Niche-Making Economics
As tools get cheaper, the minimum viable business shrinks. That’s niche-making economics.
The cost of building useful, polished things for customers has collapsed. Smaller teams can now create tools, workflows, content, and customer experiences that used to require much larger organizations.
That changes what is worth building. You do not need to be right for everyone.
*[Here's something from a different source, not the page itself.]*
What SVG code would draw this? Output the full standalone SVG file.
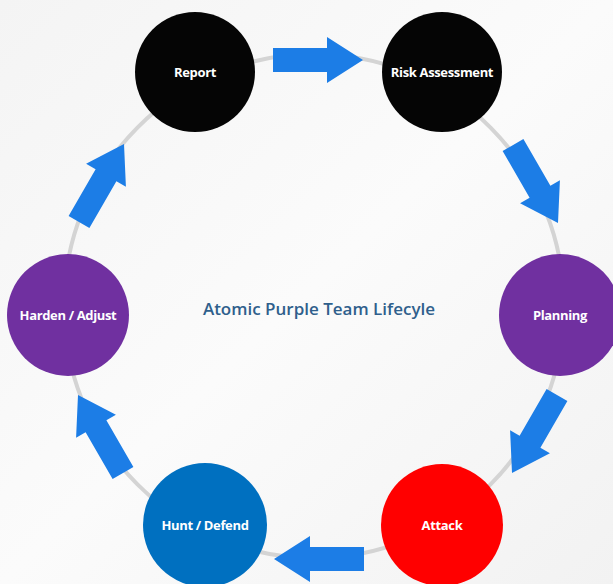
<svg xmlns="http://www.w3.org/2000/svg" width="613" height="584" viewBox="0 0 613 584">
  <defs>
    <linearGradient id="bg" x1="0" y1="0" x2="1" y2="1">
      <stop offset="0" stop-color="#f4f4f4"/>
      <stop offset="0.5" stop-color="#fbfbfb"/>
      <stop offset="1" stop-color="#f2f2f2"/>
    </linearGradient>
    <path id="arr" d="M0,-12 H54 V-23 L90,0 L54,23 V12 H0 Z"/>
  </defs>
  <style>
    .node text { font-family: "Open Sans", "Liberation Sans", sans-serif; font-weight: 700; font-size: 13px; fill: #ffffff; text-anchor: middle; letter-spacing: -0.35px; }
    .arrow { fill: #1c7de6; }
    .ring { fill: none; stroke: #d4d4d4; stroke-width: 4; }
    .title { font-family: "Open Sans", "Liberation Sans", sans-serif; font-weight: 600; font-size: 17px; fill: #2f5f8c; text-anchor: middle; }
  </style>
  <rect width="613" height="584" fill="url(#bg)"/>
  <g id="connectors">
    <ellipse class="ring" cx="314" cy="306" rx="250" ry="252"/>
    <use href="#arr" class="arrow" transform="translate(273,60)"/>
    <use href="#arr" class="arrow" transform="translate(513,145) rotate(60)"/>
    <use href="#arr" class="arrow" transform="translate(557,395) rotate(120)"/>
    <use href="#arr" class="arrow" transform="translate(364,559) rotate(180)"/>
    <use href="#arr" class="arrow" transform="translate(123,473) rotate(-120)"/>
    <use href="#arr" class="arrow" transform="translate(79,222) rotate(-60)"/>
  </g>
  <g id="report" class="node">
    <circle cx="195" cy="72" r="60" fill="#050505"/>
    <text x="195" y="77">Report</text>
  </g>
  <g id="risk-assessment" class="node">
    <circle cx="442" cy="72" r="60" fill="#050505"/>
    <text x="442" y="77">Risk Assessment</text>
  </g>
  <g id="planning" class="node">
    <circle cx="560" cy="315" r="61" fill="#7030a0"/>
    <text x="560" y="320">Planning</text>
  </g>
  <g id="attack" class="node">
    <circle cx="442" cy="525" r="61" fill="#ff0000"/>
    <text x="442" y="530">Attack</text>
  </g>
  <g id="hunt-defend" class="node">
    <circle cx="205" cy="525" r="62" fill="#0070c0"/>
    <text x="205" y="530">Hunt / Defend</text>
  </g>
  <g id="harden-adjust" class="node">
    <circle cx="68" cy="315" r="61" fill="#7030a0"/>
    <text x="68" y="320">Harden / Adjust</text>
  </g>
  <text class="title" x="319" y="315">Atomic Purple Team Lifecyle</text>
</svg>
You need to be exactly right for a specific customer, team, workflow, or market.
What This Enables
- Opinionated products: When you do not need everyone, you can make sharper choices
- Taste-driven differentiation: Small teams can maintain a coherent point of view
- Direct relationships: Serve customers instead of optimizing for aggregators
- Sustainable scale: Build businesses and capabilities that are valuable before they are huge
The Compound Effect
Taste-making and niche-making reinforce each other:
- Strong taste attracts a specific audience
- Niche focus permits more opinionated choices
- Opinionated choices deepen the taste
- The loop compounds
Companies that try to be everything to everyone will be outcompeted by companies that are exactly right for someone.
Implication
The question isn’t “how do we scale to everyone?” It’s “who are we exactly right for, and how do we serve them perfectly?”
AI amplifies this. Smaller teams can build and maintain capabilities that previously required larger teams. The constraint shifts from “can we build it?” to “do we know who we serve and what they need?”
Contrarian To
“You need to capture a huge market to justify AI investment.”
No. You need to serve your market better than anyone else can. AI makes that cheaper, not more expensive.